**What to produce**
Print the records below word for word, but leave out the pictures.

____ Data in this exercise

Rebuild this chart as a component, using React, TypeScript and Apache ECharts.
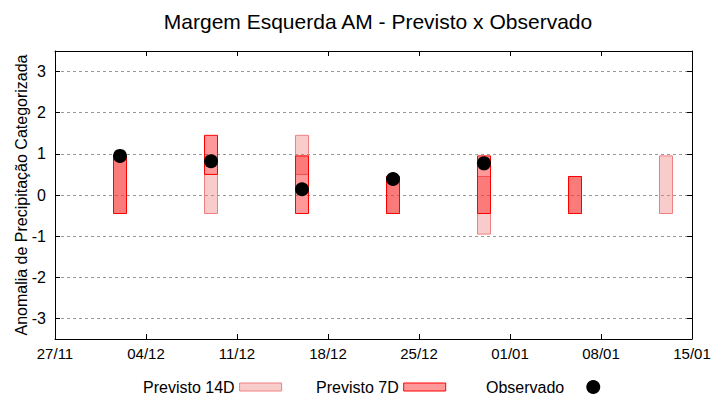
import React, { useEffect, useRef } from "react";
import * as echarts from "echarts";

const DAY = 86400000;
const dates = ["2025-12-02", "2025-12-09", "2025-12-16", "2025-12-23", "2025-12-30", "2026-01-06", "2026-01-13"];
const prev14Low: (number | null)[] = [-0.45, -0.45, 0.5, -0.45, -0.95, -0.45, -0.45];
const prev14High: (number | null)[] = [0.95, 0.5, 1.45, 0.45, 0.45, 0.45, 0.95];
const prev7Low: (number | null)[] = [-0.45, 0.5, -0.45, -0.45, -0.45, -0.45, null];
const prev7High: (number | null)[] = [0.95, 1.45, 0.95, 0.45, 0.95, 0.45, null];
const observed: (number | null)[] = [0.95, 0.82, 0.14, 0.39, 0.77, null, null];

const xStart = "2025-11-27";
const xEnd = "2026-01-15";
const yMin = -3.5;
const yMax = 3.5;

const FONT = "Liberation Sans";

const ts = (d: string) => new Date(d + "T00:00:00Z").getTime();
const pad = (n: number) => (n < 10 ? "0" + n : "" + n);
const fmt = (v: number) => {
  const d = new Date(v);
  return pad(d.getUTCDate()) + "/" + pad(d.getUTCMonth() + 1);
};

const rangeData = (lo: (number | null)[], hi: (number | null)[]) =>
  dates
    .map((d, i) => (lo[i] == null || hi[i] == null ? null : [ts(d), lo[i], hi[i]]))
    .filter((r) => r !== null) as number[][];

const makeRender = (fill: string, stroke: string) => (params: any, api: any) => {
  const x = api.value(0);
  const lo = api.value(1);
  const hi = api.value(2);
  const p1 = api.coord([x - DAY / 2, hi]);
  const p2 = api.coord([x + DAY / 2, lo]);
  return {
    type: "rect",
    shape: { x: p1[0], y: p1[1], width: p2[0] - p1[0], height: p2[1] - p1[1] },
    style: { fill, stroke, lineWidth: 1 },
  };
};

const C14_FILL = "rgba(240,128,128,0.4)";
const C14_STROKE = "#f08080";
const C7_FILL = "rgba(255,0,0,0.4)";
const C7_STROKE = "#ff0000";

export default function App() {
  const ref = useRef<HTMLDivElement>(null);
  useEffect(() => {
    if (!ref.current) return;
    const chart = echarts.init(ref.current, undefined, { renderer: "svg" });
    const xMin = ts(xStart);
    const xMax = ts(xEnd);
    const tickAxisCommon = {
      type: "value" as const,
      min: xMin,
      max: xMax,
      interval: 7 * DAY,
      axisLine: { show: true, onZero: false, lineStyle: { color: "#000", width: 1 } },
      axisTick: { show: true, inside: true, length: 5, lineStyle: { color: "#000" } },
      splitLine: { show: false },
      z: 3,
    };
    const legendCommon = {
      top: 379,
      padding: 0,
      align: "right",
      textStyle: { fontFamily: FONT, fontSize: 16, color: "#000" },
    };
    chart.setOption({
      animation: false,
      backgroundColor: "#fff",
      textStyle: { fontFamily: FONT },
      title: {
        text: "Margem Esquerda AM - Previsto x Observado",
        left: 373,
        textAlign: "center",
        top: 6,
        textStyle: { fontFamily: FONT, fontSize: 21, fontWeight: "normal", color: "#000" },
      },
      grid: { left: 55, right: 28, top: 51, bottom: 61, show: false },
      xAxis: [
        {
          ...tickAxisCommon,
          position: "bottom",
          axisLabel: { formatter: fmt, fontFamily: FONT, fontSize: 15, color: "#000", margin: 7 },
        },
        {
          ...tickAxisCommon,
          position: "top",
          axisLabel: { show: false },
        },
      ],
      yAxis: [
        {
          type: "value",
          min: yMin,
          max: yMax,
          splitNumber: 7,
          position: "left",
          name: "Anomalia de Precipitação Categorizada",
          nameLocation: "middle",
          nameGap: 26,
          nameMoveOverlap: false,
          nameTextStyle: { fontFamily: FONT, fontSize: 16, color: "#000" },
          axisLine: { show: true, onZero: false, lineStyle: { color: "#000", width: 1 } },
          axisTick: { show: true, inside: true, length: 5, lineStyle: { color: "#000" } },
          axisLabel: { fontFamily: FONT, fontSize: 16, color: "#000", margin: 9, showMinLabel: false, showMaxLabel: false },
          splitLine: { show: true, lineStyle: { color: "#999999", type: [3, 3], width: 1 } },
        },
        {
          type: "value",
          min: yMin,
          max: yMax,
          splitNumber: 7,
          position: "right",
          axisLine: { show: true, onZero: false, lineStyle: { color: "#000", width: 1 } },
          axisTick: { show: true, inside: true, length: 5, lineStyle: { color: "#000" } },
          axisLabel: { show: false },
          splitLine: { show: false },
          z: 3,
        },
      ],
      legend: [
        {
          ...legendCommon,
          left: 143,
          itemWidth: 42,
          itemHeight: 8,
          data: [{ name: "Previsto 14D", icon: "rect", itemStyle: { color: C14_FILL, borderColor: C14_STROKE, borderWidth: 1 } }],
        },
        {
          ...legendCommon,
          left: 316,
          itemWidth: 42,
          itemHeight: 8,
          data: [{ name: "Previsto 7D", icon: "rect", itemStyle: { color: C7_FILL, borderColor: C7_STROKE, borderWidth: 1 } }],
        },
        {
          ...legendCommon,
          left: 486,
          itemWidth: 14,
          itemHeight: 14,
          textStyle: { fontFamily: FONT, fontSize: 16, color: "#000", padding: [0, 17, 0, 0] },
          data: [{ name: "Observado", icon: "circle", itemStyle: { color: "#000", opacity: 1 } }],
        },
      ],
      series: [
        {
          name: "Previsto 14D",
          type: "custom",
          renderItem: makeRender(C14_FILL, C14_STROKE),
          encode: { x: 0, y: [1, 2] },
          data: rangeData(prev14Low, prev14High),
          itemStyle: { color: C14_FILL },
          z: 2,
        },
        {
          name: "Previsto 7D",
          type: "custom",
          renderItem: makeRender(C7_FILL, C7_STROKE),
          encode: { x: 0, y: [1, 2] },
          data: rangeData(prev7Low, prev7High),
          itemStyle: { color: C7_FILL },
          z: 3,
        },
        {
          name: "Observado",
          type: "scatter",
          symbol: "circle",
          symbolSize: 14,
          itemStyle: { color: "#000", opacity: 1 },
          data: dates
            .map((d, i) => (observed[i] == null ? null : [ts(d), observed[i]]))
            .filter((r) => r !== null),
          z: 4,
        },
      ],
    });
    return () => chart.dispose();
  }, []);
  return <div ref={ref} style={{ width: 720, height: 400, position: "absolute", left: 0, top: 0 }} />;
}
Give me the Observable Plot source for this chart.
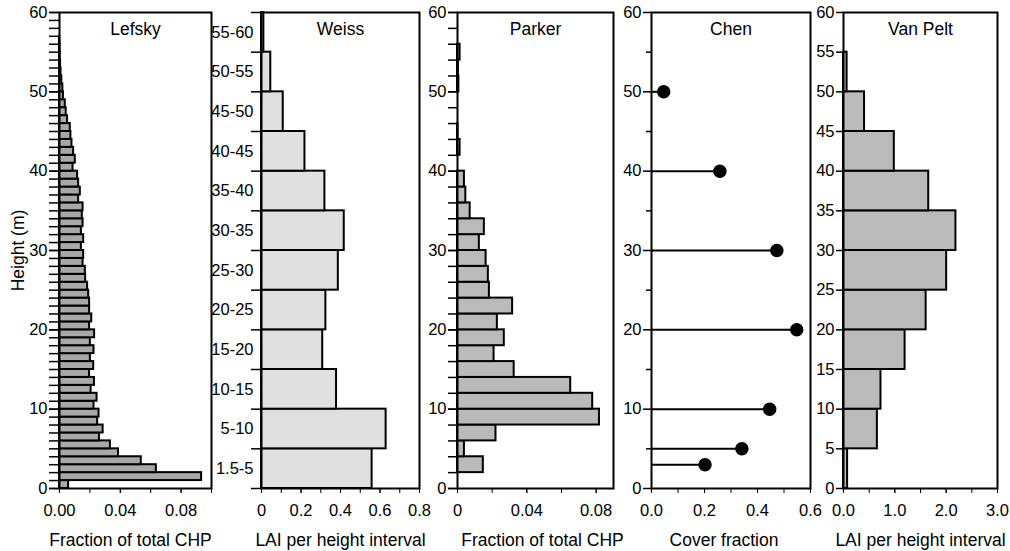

________

**Answer to this task**
Rebuild this chart as a component, using React, TypeScript and Apache ECharts.
import React, { useEffect, useRef } from "react";
import * as echarts from "echarts";

const DAY = 86400000;
const dates = ["2025-12-02", "2025-12-09", "2025-12-16", "2025-12-23", "2025-12-30", "2026-01-06", "2026-01-13"];
const prev14Low: (number | null)[] = [-0.45, -0.45, 0.5, -0.45, -0.95, -0.45, -0.45];
const prev14High: (number | null)[] = [0.95, 0.5, 1.45, 0.45, 0.45, 0.45, 0.95];
const prev7Low: (number | null)[] = [-0.45, 0.5, -0.45, -0.45, -0.45, -0.45, null];
const prev7High: (number | null)[] = [0.95, 1.45, 0.95, 0.45, 0.95, 0.45, null];
const observed: (number | null)[] = [0.95, 0.82, 0.14, 0.39, 0.77, null, null];

const xStart = "2025-11-27";
const xEnd = "2026-01-15";
const yMin = -3.5;
const yMax = 3.5;

const FONT = "Liberation Sans";

const ts = (d: string) => new Date(d + "T00:00:00Z").getTime();
const pad = (n: number) => (n < 10 ? "0" + n : "" + n);
const fmt = (v: number) => {
  const d = new Date(v);
  return pad(d.getUTCDate()) + "/" + pad(d.getUTCMonth() + 1);
};

const rangeData = (lo: (number | null)[], hi: (number | null)[]) =>
  dates
    .map((d, i) => (lo[i] == null || hi[i] == null ? null : [ts(d), lo[i], hi[i]]))
    .filter((r) => r !== null) as number[][];

const makeRender = (fill: string, stroke: string) => (params: any, api: any) => {
  const x = api.value(0);
  const lo = api.value(1);
  const hi = api.value(2);
  const p1 = api.coord([x - DAY / 2, hi]);
  const p2 = api.coord([x + DAY / 2, lo]);
  return {
    type: "rect",
    shape: { x: p1[0], y: p1[1], width: p2[0] - p1[0], height: p2[1] - p1[1] },
    style: { fill, stroke, lineWidth: 1 },
  };
};

const C14_FILL = "rgba(240,128,128,0.4)";
const C14_STROKE = "#f08080";
const C7_FILL = "rgba(255,0,0,0.4)";
const C7_STROKE = "#ff0000";

export default function App() {
  const ref = useRef<HTMLDivElement>(null);
  useEffect(() => {
    if (!ref.current) return;
    const chart = echarts.init(ref.current, undefined, { renderer: "svg" });
    const xMin = ts(xStart);
    const xMax = ts(xEnd);
    const tickAxisCommon = {
      type: "value" as const,
      min: xMin,
      max: xMax,
      interval: 7 * DAY,
      axisLine: { show: true, onZero: false, lineStyle: { color: "#000", width: 1 } },
      axisTick: { show: true, inside: true, length: 5, lineStyle: { color: "#000" } },
      splitLine: { show: false },
      z: 3,
    };
    const legendCommon = {
      top: 379,
      padding: 0,
      align: "right",
      textStyle: { fontFamily: FONT, fontSize: 16, color: "#000" },
    };
    chart.setOption({
      animation: false,
      backgroundColor: "#fff",
      textStyle: { fontFamily: FONT },
      title: {
        text: "Margem Esquerda AM - Previsto x Observado",
        left: 373,
        textAlign: "center",
        top: 6,
        textStyle: { fontFamily: FONT, fontSize: 21, fontWeight: "normal", color: "#000" },
      },
      grid: { left: 55, right: 28, top: 51, bottom: 61, show: false },
      xAxis: [
        {
          ...tickAxisCommon,
          position: "bottom",
          axisLabel: { formatter: fmt, fontFamily: FONT, fontSize: 15, color: "#000", margin: 7 },
        },
        {
          ...tickAxisCommon,
          position: "top",
          axisLabel: { show: false },
        },
      ],
      yAxis: [
        {
          type: "value",
          min: yMin,
          max: yMax,
          splitNumber: 7,
          position: "left",
          name: "Anomalia de Precipitação Categorizada",
          nameLocation: "middle",
          nameGap: 26,
          nameMoveOverlap: false,
          nameTextStyle: { fontFamily: FONT, fontSize: 16, color: "#000" },
          axisLine: { show: true, onZero: false, lineStyle: { color: "#000", width: 1 } },
          axisTick: { show: true, inside: true, length: 5, lineStyle: { color: "#000" } },
          axisLabel: { fontFamily: FONT, fontSize: 16, color: "#000", margin: 9, showMinLabel: false, showMaxLabel: false },
          splitLine: { show: true, lineStyle: { color: "#999999", type: [3, 3], width: 1 } },
        },
        {
          type: "value",
          min: yMin,
          max: yMax,
          splitNumber: 7,
          position: "right",
          axisLine: { show: true, onZero: false, lineStyle: { color: "#000", width: 1 } },
          axisTick: { show: true, inside: true, length: 5, lineStyle: { color: "#000" } },
          axisLabel: { show: false },
          splitLine: { show: false },
          z: 3,
        },
      ],
      legend: [
        {
          ...legendCommon,
          left: 143,
          itemWidth: 42,
          itemHeight: 8,
          data: [{ name: "Previsto 14D", icon: "rect", itemStyle: { color: C14_FILL, borderColor: C14_STROKE, borderWidth: 1 } }],
        },
        {
          ...legendCommon,
          left: 316,
          itemWidth: 42,
          itemHeight: 8,
          data: [{ name: "Previsto 7D", icon: "rect", itemStyle: { color: C7_FILL, borderColor: C7_STROKE, borderWidth: 1 } }],
        },
        {
          ...legendCommon,
          left: 486,
          itemWidth: 14,
          itemHeight: 14,
          textStyle: { fontFamily: FONT, fontSize: 16, color: "#000", padding: [0, 17, 0, 0] },
          data: [{ name: "Observado", icon: "circle", itemStyle: { color: "#000", opacity: 1 } }],
        },
      ],
      series: [
        {
          name: "Previsto 14D",
          type: "custom",
          renderItem: makeRender(C14_FILL, C14_STROKE),
          encode: { x: 0, y: [1, 2] },
          data: rangeData(prev14Low, prev14High),
          itemStyle: { color: C14_FILL },
          z: 2,
        },
        {
          name: "Previsto 7D",
          type: "custom",
          renderItem: makeRender(C7_FILL, C7_STROKE),
          encode: { x: 0, y: [1, 2] },
          data: rangeData(prev7Low, prev7High),
          itemStyle: { color: C7_FILL },
          z: 3,
        },
        {
          name: "Observado",
          type: "scatter",
          symbol: "circle",
          symbolSize: 14,
          itemStyle: { color: "#000", opacity: 1 },
          data: dates
            .map((d, i) => (observed[i] == null ? null : [ts(d), observed[i]]))
            .filter((r) => r !== null),
          z: 4,
        },
      ],
    });
    return () => chart.dispose();
  }, []);
  return <div ref={ref} style={{ width: 720, height: 400, position: "absolute", left: 0, top: 0 }} />;
}
Give me the Observable Plot source for this chart.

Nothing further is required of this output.